◆ **JOB**: Count how many lines of the material hold "chart". Respond with that number alone.

◆ **RAW DATA**:

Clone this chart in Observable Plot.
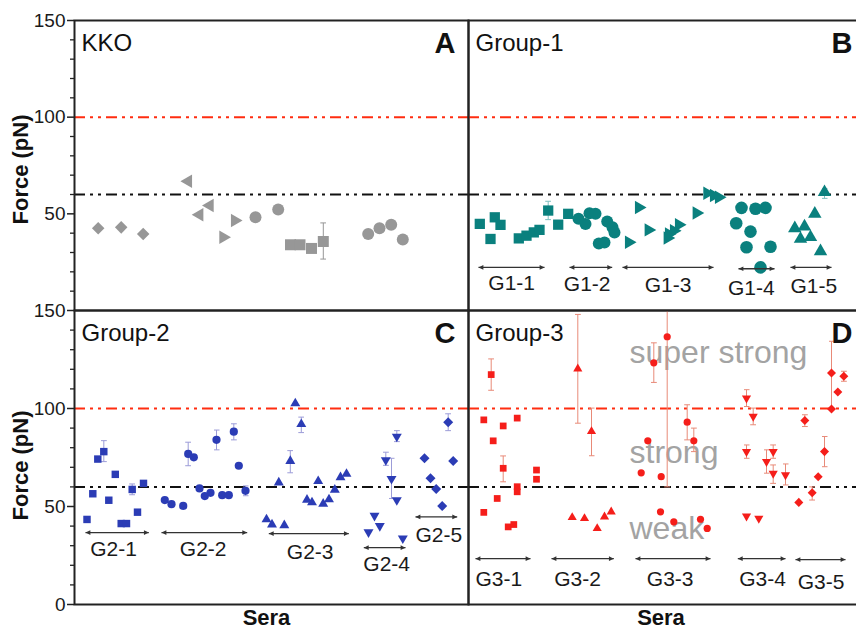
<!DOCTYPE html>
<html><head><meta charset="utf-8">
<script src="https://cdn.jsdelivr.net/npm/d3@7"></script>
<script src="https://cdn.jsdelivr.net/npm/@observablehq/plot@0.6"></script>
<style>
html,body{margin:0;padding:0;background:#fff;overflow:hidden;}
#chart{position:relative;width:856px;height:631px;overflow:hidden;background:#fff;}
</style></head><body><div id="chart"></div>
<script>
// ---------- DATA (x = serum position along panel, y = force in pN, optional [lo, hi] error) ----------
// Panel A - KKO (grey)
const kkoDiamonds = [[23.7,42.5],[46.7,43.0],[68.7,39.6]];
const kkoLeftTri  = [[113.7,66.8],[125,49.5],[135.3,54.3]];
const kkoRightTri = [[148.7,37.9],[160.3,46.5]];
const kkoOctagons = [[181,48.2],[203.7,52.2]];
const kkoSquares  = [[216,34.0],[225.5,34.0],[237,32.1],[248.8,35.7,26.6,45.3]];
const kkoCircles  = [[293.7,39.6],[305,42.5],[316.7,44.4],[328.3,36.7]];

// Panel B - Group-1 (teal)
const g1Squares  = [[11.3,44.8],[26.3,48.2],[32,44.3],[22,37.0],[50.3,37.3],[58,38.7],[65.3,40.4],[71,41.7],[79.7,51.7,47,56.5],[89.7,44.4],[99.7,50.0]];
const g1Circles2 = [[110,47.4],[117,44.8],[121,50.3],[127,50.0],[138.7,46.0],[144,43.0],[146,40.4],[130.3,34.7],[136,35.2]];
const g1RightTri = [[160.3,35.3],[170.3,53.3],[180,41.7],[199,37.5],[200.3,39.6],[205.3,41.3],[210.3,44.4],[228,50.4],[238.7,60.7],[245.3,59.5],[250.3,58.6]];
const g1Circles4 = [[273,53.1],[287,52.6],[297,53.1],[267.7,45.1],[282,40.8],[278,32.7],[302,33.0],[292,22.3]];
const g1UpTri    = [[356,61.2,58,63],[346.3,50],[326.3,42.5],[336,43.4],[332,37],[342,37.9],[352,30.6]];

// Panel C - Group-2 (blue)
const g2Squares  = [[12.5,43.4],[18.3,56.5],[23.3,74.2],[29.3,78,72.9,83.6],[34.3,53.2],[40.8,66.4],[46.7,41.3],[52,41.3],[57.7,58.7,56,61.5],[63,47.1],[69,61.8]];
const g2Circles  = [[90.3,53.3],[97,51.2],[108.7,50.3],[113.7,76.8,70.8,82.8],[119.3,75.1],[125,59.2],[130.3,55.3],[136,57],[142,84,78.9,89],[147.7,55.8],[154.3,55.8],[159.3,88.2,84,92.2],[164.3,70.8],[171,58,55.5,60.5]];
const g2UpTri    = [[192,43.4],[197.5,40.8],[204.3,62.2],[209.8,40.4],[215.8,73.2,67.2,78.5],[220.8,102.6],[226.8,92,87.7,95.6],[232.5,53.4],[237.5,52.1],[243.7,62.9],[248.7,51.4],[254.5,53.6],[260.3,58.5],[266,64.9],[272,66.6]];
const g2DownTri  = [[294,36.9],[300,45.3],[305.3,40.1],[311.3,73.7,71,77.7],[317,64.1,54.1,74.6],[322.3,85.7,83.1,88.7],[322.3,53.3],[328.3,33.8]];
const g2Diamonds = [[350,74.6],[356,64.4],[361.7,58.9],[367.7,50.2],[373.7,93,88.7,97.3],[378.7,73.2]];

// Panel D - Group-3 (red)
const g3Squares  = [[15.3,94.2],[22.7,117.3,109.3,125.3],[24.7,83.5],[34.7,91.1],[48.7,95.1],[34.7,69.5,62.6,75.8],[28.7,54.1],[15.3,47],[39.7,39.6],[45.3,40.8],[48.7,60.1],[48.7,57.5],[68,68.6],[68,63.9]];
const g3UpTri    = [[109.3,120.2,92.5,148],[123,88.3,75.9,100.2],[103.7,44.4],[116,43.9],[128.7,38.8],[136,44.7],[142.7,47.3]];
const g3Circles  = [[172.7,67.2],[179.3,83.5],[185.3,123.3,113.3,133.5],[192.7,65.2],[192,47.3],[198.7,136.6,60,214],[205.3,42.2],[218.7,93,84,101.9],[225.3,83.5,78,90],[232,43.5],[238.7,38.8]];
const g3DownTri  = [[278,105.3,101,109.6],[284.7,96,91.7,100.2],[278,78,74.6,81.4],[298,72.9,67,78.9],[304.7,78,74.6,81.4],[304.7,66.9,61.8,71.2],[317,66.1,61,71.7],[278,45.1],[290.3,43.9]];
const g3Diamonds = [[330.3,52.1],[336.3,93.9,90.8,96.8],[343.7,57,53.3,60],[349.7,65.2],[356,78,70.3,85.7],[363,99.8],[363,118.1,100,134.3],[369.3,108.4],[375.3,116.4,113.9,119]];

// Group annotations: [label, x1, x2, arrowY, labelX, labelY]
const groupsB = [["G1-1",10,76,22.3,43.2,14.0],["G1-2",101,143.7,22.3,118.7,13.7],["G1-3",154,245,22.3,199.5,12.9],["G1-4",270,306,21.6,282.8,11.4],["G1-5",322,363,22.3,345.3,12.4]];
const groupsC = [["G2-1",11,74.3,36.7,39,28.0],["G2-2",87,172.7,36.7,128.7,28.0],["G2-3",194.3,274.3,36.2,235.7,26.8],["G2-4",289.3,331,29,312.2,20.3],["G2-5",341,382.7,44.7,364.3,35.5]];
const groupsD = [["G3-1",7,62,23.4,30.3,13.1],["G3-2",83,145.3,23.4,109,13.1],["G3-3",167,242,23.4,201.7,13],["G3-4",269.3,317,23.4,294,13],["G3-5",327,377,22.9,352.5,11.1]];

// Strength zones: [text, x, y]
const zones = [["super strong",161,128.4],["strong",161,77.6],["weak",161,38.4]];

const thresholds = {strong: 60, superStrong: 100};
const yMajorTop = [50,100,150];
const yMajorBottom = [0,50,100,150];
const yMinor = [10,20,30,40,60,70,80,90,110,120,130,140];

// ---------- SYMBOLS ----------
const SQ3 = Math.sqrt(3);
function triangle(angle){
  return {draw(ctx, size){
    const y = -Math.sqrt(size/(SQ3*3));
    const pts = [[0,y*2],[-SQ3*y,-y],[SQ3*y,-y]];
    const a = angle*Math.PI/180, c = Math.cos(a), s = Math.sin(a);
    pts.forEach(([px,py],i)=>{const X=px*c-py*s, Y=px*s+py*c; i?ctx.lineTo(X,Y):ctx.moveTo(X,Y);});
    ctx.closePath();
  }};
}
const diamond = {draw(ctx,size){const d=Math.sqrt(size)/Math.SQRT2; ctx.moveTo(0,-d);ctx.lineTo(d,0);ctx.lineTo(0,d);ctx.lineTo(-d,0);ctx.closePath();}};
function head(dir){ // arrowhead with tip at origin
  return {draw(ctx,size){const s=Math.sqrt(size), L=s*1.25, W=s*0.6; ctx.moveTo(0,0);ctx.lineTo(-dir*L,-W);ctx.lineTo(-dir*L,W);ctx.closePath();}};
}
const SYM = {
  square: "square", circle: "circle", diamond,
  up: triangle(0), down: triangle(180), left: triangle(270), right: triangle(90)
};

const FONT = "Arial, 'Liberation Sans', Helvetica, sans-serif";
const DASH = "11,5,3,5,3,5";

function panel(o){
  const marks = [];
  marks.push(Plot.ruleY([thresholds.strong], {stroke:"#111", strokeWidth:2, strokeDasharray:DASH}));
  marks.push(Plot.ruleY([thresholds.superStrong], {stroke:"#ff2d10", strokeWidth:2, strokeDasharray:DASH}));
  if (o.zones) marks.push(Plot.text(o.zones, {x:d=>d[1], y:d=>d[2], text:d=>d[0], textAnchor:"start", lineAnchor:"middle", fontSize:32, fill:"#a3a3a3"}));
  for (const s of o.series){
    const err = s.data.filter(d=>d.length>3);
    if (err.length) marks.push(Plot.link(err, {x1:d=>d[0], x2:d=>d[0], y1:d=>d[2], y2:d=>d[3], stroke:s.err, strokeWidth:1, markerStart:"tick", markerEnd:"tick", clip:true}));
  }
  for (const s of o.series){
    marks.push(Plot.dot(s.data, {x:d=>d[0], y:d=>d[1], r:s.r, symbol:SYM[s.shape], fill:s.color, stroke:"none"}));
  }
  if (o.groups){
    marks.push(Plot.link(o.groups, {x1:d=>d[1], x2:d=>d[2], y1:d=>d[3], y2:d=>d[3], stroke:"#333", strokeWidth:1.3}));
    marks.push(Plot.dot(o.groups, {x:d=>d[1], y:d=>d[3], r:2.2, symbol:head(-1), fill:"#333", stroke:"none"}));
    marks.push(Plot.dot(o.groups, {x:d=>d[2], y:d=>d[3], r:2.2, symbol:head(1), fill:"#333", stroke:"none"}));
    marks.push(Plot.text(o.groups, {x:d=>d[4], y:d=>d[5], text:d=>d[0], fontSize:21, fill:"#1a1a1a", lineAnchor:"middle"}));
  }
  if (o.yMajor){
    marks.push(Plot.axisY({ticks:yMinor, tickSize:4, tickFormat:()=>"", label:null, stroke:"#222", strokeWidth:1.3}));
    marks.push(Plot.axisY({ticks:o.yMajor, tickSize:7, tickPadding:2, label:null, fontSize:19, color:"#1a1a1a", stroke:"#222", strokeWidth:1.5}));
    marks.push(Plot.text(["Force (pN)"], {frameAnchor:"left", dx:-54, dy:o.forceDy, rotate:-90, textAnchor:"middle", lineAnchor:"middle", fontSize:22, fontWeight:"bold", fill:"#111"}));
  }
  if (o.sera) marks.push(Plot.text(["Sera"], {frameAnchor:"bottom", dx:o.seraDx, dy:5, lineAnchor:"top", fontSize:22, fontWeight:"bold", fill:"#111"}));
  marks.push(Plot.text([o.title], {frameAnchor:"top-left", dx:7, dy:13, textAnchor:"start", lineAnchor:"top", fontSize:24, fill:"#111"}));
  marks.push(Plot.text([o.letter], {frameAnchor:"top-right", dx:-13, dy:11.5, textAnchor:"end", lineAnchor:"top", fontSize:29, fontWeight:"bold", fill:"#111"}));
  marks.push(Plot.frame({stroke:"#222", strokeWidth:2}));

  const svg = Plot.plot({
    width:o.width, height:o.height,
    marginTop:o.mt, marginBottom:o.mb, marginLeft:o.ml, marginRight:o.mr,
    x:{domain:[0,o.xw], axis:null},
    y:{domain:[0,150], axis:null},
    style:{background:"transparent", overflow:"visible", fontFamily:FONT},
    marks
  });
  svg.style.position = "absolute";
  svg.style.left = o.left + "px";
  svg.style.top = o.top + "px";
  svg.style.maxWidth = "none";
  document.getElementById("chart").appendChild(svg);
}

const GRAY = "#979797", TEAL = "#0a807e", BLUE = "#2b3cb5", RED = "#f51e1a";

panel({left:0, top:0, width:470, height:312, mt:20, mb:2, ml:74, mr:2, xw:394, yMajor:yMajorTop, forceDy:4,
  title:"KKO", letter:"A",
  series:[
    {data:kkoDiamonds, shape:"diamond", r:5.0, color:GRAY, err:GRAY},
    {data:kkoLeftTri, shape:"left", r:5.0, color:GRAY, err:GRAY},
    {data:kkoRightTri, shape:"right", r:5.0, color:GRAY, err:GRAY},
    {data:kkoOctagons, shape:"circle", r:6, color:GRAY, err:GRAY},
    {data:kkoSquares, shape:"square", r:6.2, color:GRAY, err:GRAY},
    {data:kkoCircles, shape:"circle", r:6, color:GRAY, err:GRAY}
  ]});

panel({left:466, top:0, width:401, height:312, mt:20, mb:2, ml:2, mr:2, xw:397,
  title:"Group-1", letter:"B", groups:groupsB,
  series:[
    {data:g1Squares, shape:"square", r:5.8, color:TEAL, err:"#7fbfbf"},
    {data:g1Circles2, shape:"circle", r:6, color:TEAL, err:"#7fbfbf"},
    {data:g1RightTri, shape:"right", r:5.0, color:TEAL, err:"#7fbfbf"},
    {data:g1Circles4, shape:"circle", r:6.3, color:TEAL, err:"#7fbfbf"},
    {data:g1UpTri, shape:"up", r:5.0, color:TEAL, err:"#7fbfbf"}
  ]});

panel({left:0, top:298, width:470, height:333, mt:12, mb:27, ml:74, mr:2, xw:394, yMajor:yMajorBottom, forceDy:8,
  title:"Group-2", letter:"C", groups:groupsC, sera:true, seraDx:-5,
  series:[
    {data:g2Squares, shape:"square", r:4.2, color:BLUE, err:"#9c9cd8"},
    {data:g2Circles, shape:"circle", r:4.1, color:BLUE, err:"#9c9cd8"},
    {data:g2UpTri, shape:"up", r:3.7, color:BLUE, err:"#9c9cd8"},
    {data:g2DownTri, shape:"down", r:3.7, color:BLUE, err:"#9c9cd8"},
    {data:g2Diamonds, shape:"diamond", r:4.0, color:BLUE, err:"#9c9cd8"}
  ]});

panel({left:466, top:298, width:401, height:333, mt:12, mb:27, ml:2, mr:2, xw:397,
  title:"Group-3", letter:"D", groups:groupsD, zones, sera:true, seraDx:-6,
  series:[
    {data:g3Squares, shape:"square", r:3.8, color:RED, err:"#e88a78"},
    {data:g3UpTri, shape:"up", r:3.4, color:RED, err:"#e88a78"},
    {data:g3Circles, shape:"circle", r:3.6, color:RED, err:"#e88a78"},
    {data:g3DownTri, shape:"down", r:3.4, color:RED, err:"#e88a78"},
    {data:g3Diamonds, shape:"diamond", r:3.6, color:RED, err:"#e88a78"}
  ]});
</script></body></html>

◆ **RIGHT ANSWER**: 4